Surfacing an Iceberg: Meaningful Use of Clinical Notes Advances Drug Safety

Author:Paea LePendu Stanford University
Date:June 01, 2012
Location:220 Deschutes
Host:Dejing Dou


Although relatively rare once a drug is marketed, adverse drug reactions constitute a major cause of morbidity and mortality worldwide. The current state-of-the-art in post-marketing drug surveillance utilizes large collections of voluntarily submitted reports to detect adverse drug reactions. However, given the limitations of reporting systems, researchers increasingly look toward electronic health records (EHRs) for next-generation signal detection. Yet, the promise of "big data" from EHRs is only the tip of an enormous iceberg: the vast majority of a patient?s history lies entombed in clinical-textual descriptions. Achievements in natural language processing (NLP) are rapidly closing this gap, and we present a simple approach that transforms rapidly the unstructured patient notes taken by doctors, nurses and other clinicians into a de-identified, temporally ordered, patient-feature matrix that is sorted according to standardized medical terminologies. We demonstrate how to use this high-throughput data to monitor actively for adverse drug reactions in the EHR. Overall, simple methods applied to the text show strong predictive value (72% PPV, 17% FDR). In one particular case that was actually flagged as a false negative, our follow-up analysis reveals that proton-pump inhibitors (PPIs) appear strongly associated with heart attacks, which could be explained by new results (see companion study by Ghebremariam et al) on the biological mechanisms of PPIs. We conclude that next-generation, post-marketing drug surveillance using EHRs will benefit from simple methods that surface the enormous quantity and value of unstructured clinical text.

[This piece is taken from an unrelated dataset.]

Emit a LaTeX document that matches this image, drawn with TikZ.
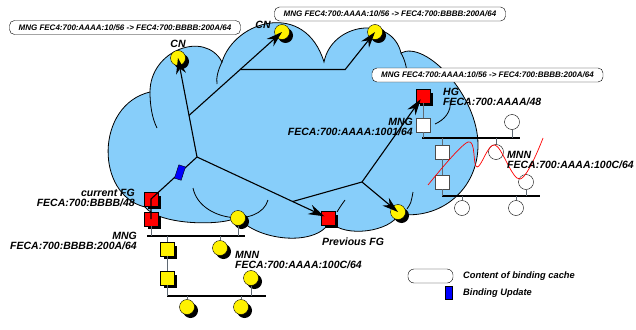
\documentclass[tikz,border=0pt]{standalone}
\usepackage{fontspec}
\setmainfont{Liberation Sans}
\usetikzlibrary{arrows.meta, positioning, shadows, calc}

\definecolor{cloudblue}{RGB}{135,206,250}
\definecolor{stubgray}{RGB}{95,105,115}

\begin{document}
\begin{tikzpicture}[
    x=1pt, y=-1pt,
    boxshadow/.style={drop shadow={shadow xshift=3.5pt, shadow yshift=-3.5pt, opacity=1, fill=black}},
    ycirc/.style={circle, draw=black, fill=yellow, minimum size=15pt, inner sep=0pt, boxshadow},
    wcirc/.style={circle, draw=black, fill=white, minimum size=15pt, inner sep=0pt},
    rsq/.style={rectangle, draw=black, fill=red, minimum size=13.5pt, inner sep=0pt, boxshadow},
    ysq/.style={rsq, fill=yellow},
    wsq/.style={rectangle, draw=black!70, fill=white, minimum size=14pt, inner sep=0pt},
    bus/.style={line width=1.4pt},
    stub/.style={stubgray, line width=0.8pt},
    link/.style={line width=1.1pt},
    arrow/.style={line width=1.1pt, -{Stealth[length=16pt, width=10pt]}},
    cache/.style={rectangle, rounded corners=5pt, draw=black, fill=white, minimum width=231pt, minimum height=14pt, inner sep=0pt, font=\fontsize{8}{9}\selectfont\bfseries\itshape},
    lbl/.style={inner sep=0pt, font=\fontsize{10.5}{10}\selectfont\bfseries\itshape},
    legend/.style={inner sep=0pt, anchor=west, font=\fontsize{9.3}{10}\selectfont\bfseries\itshape},
]
    \useasboundingbox (0,0) rectangle (636,329);

    % Cloud
    \filldraw[fill=cloudblue, draw=black, line width=0.8pt]
        (150,92) .. controls (150,50) and (205,30) .. (222,62)
        .. controls (235,20) and (305,0) .. (324,62)
        .. controls (332,22) and (392,15) .. (401,53)
        .. controls (425,40) and (478,95) .. (478,145)
        .. controls (478,190) and (440,220) .. (399,214)
        .. controls (390,232) and (345,238) .. (330,222)
        .. controls (315,248) and (255,240) .. (238,217)
        .. controls (225,226) and (160,226) .. (145,207)
        .. controls (95,195) and (95,105) .. (150,92) -- cycle;
    \draw[line width=0.8pt] (150,92) .. controls (150,105) and (152,118) .. (157,128);
    \draw[line width=0.8pt] (222,62) .. controls (218,70) and (216,78) .. (217,84);
    \draw[line width=0.8pt] (401,53) .. controls (405,60) and (407,68) .. (407,76);
    \draw[line width=0.8pt] (450,100) .. controls (452,112) and (444,120) .. (435,124);
    \draw[line width=0.8pt] (193,188) .. controls (200,222) and (260,228) .. (268,200);
    \draw[line width=0.8pt] (337,212) .. controls (340,207) .. (345,200);
    \draw[line width=0.8pt] (407,209) .. controls (411,203) .. (413,192);

    % Home network
    \coordinate (barE1) at (422,138);
    \coordinate (barE2) at (520,138);
    \coordinate (barF1) at (442,196);
    \coordinate (barF2) at (540,196);
    \draw[bus] (barE1) -- (barE2);
    \draw[bus] (barF1) -- (barF2);

    \node (hg) [rsq] at (423,96) {};
    \node (mngh) [wsq] at (423,125) {};
    \node (wcA) [wcirc] at (512,122) {};
    \node (wcB) [wcirc] at (496,152) {};
    \node (wsA) [wsq] at (442,152) {};
    \node (wsB) [wsq] at (442,182) {};
    \node (wcC) [wcirc] at (526,182) {};
    \node (wcD) [wcirc] at (462,208) {};
    \node (wcE) [wcirc] at (516,208) {};

    \draw[stub] (hg) -- (mngh);
    \draw[stub] (mngh) -- (mngh |- barE1);
    \draw[stub] (wcA) -- (wcA |- barE1);
    \draw[stub] (wcB) -- (wcB |- barE1);
    \draw[stub] (wsA) -- (wsA |- barE1);
    \draw[stub] (wsA) -- (wsB);
    \draw[stub] (wsB) -- (wsB |- barF1);
    \draw[stub] (wcC) -- (wcC |- barF1);
    \draw[stub] (wcD) -- (wcD |- barF1);
    \draw[stub] (wcE) -- (wcE |- barF1);

    \draw[red, line width=0.7pt] plot[smooth, tension=0.6] coordinates
        {(428,185) (468,142) (477,167) (495,145) (520,179) (543,138)};

    % Visited network
    \coordinate (barC1) at (147,236);
    \coordinate (barC2) at (245,236);
    \coordinate (barD1) at (167,296);
    \coordinate (barD2) at (266,296);
    \draw[bus] (barC1) -- (barC2);
    \draw[bus] (barD1) -- (barD2);

    \node (curfg) [rsq] at (151,199) {};
    \node (mngc) [rsq] at (151,219) {};
    \node (ycA) [ycirc] at (238,218) {};
    \node (ycB) [ycirc] at (220,248) {};
    \node (ysA) [ysq] at (167,249) {};
    \node (ysB) [ysq] at (167,278) {};
    \node (ycC) [ycirc] at (251,278) {};
    \node (ycD) [ycirc] at (187,307) {};
    \node (ycE) [ycirc] at (241,307) {};

    \draw[stub] (mngc) -- (mngc |- barC1);
    \draw[stub] (ycA) -- (ycA |- barC1);
    \draw[stub] (ycB) -- (ycB |- barC1);
    \draw[stub] (ysA) -- (ysA |- barC1);
    \draw[stub] (ysA) -- (ysB);
    \draw[stub] (ysB) -- (ysB |- barD1);
    \draw[stub] (ycC) -- (ycC |- barD1);
    \draw[stub] (ycD) -- (ycD |- barD1);
    \draw[stub] (ycE) -- (ycE |- barD1);

    % Correspondents and routers
    \node (cn1) [ycirc] at (178,58) {};
    \node (cn2) [ycirc] at (282,32) {};
    \node (cn3) [ycirc] at (375,32) {};
    \node (prevfg) [rsq] at (328,218) {};
    \node (ylow) [ycirc] at (398,212) {};

    \coordinate (hubA) at (197,157);
    \coordinate (hubB) at (362,182);
    \coordinate (brA) at ($(hubA)!0.42!(cn1)$);
    \coordinate (brB) at ($(brA)!0.55!(cn2)$);
    \path (brB) ++(105,0) coordinate (kneeB);
    \coordinate (joinB) at ($(hubA)!0.73!(prevfg)$);

    % Labels
    \node (lcn1) [lbl, above=2.5pt of cn1] {CN};
    \node (lcn2) [lbl] at (263,25) {CN};
    \node (lhg) [lbl, anchor=west, align=left] at (443,97) {HG\\FECA:700:AAAA/48};
    \node (lmngh) [lbl, anchor=east, align=right] at (413,127) {MNG\\FECA:700:AAAA:1001/64};
    \node (lmnnh) [lbl, anchor=west, align=left] at (507,160) {MNN\\FECA:700:AAAA:100C/64};
    \node (lcurfg) [lbl, anchor=east, align=right] at (135,198) {current FG\\FECA:700:BBBB/48};
    \node (lmngc) [lbl, anchor=east, align=right] at (137,241) {MNG\\FECA:700:BBBB:200A/64};
    \node (lmnnc) [lbl, anchor=west, align=left] at (235,260) {MNN\\FECA:700:AAAA:100C/64};
    \node (lprev) [lbl] at (353,242) {Previous FG};

    % Routes
    \draw[arrow] (hubA) -- (cn1.center);
    \draw[arrow] (brA) -- (cn2.center);
    \draw[arrow] (brB) -- (kneeB) -- (cn3.center);
    \draw[arrow, shorten >=4pt] (hubA) -- (prevfg.center);
    \draw[link] (hubB) -- (joinB);
    \draw[arrow, shorten >=4pt] (hubB) -- (hg.center);
    \draw[arrow] (hubB) -- (ylow.center);
    \draw[link] (hubA) -- (curfg.center) -- (mngc.center);

    \node (bu) [rectangle, draw=black, fill=blue, minimum width=7pt, minimum height=14pt, inner sep=0pt, rotate=-18] at ($(hubA)!0.37!(curfg)$) {};

    % Binding caches
    \node (cacheA) [cache] at (125,27.5) {MNG FEC4:700:AAAA:10/56 -> FEC4:700:BBBB:200A/64};
    \node (cacheB) [cache] at (390,14) {MNG FEC4:700:AAAA:10/56 -> FEC4:700:BBBB:200A/64};
    \node (cacheC) [cache] at (487.5,75) {MNG FEC4:700:AAAA:10/56 -> FEC4:700:BBBB:200A/64};

    % Legend
    \node (legbox) [rectangle, rounded corners=6pt, draw=black, fill=white, minimum width=45pt, minimum height=14pt, inner sep=0pt] at (430.5,276) {};
    \node (legbu) [rectangle, draw=black, fill=blue, minimum width=7pt, minimum height=13pt, inner sep=0pt] at (448.5,292.5) {};
    \node (legtxtA) [legend] at (463,276) {Content of binding cache};
    \node (legtxtB) [legend] at (463,293) {Binding Update};

\end{tikzpicture}
\end{document}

Paea LePendu graduated from the UO CIS program in 2010 and is currently a research scientist at Stanford. His team at Stanford is pioneering efforts in extracting and analyzing knowledge from clinical text --- the most underutilized yet most valuable part of electronic healthcare records. The Stanford team won the International Semantic Web Challenge in 2010 based on their work on large-scale, integrated knowledge systems. Paea is a core inventor on numerous patents and disclosures that are currently being licensed by biotech companies interested in advancing patient healthcare through massive data analytics.